Have you connected with your neighbor lately? And, no, I’m not talking about jumping on their wi-fi! It gets too easy in our everyday lives just to stay within our homes and yards and not reach out to the people right night door. I have to admit that’s my tendency. I’m content just hanging out my my family, but I’ve also found great joy connecting with my neighbors down the street and right next door.
“In the grand scheme of things, relationships are much more important than bricks and mortar, and our neighborhoods are much more than collections of houses,” wrote authors Jay Pathak and Dave Runyon in their book, The Art of Neighboring: Building Genuine Relationships Right Outside Your Door. “As we began to reach out to our neighbors, we quickly discovered that the benefits were far-reaching. We ended up being cared for by our neighbors as much, if not more, as we cared for them. We began to experience what it’s like to have a strong support system right outside our front door. We all have a need for a genuine community, and nothing beats the frequency, availability, and spontaneity of connecting deeply with others who live nearby.”
If you’re looking for ways to connect with your neighbors this summer, here are 7 simple ideas.
1. Be friendly: Wave, offer help, strike up a conversation. When you see your neighbor heading out to check their mail do the same and ask about their day.
Desperate for a way to slow down and connect, my friend Kristin Schell put an ordinary picnic table in her front yard, painted it turquoise, and began inviting friends and neighbors to join her. Life changed in her community, and she writes about it in her new book The Turquoise Table: Finding Community and Connection in Your Own Front Yard. What Kristin learned and I have too is the best first step is to be friendly and available.
2. Share treats: When we moved into our neighborhood a few of the neighbors stopped by with treats—and they all weren’t homemade. Even a bag of Oreos let us know that we were welcome. This friendly gesture also started a relationship as I did the same a few weeks later.
3. Host neighborhood events: My friend Monica hosts a neighborhood bar-b-cue every year. Another friend opens her home for a Christmas Tea. My friend Michele hosts a soup night the first Thursday every month. Closer to home, our neighborhood has a cul-de-sac fireworks show every year. Everyone prepares their own food, but we all hang out together and watch our kids have fun.
4. Exercise together: When I connected with one of my neighbors Tracey, she asked if I wanted to walk with her. There was no need to drive to a gym, we would meet halfway between our houses and walk up and down the streets in the early morning hours. In the past I’ve done this with other neighbors and we’ve made this a prayer time as we shared and prayed together.
5. Be generous: My friend Catherine shares extra garden produce and garden plants with her neighbors. When I’ve found a great sale at the grocery store I’ve been known to pick up extras for a friend.
6. Help those who cannot help themselves: My son and daughter-in-law lives next to a lady in her nineties. They often stop over to do odd jobs for her, and she always rewards them with homemade treats after.
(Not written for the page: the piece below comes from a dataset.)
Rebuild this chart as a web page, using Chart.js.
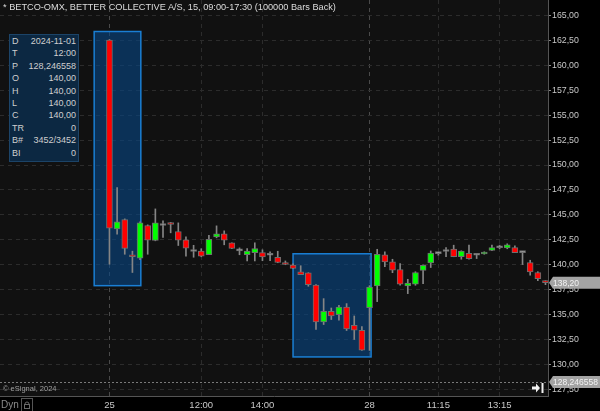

7. Start a neighborhood Bible Study: “Natural relationships changed my spiritual destiny,” wrote Amy Lively in her book, How to Love Your Neighbor Without Being Weird. “We need more than an hour of church on Sunday. We need friends around us all day, every day—in the trenches of our living rooms and the battleground of the playground. We need fearless women who are brave enough to tell us when we’re wrong and wise enough to remind us of God’s righteousness.”
It may be surprising how many of your neighbors would be open to studying your Bible with you. Or—if you don’t have time for a Bible Study—considering sharing some of your Christian books and chatting about the topics. I always pass on my favorite books to my neighbor Laura, and we’ve had some great conversations over time.
As you can see it doesn’t have to take a lot of effort to reach out to your neighbor. Mostly you just have to put on a smile and step out the door.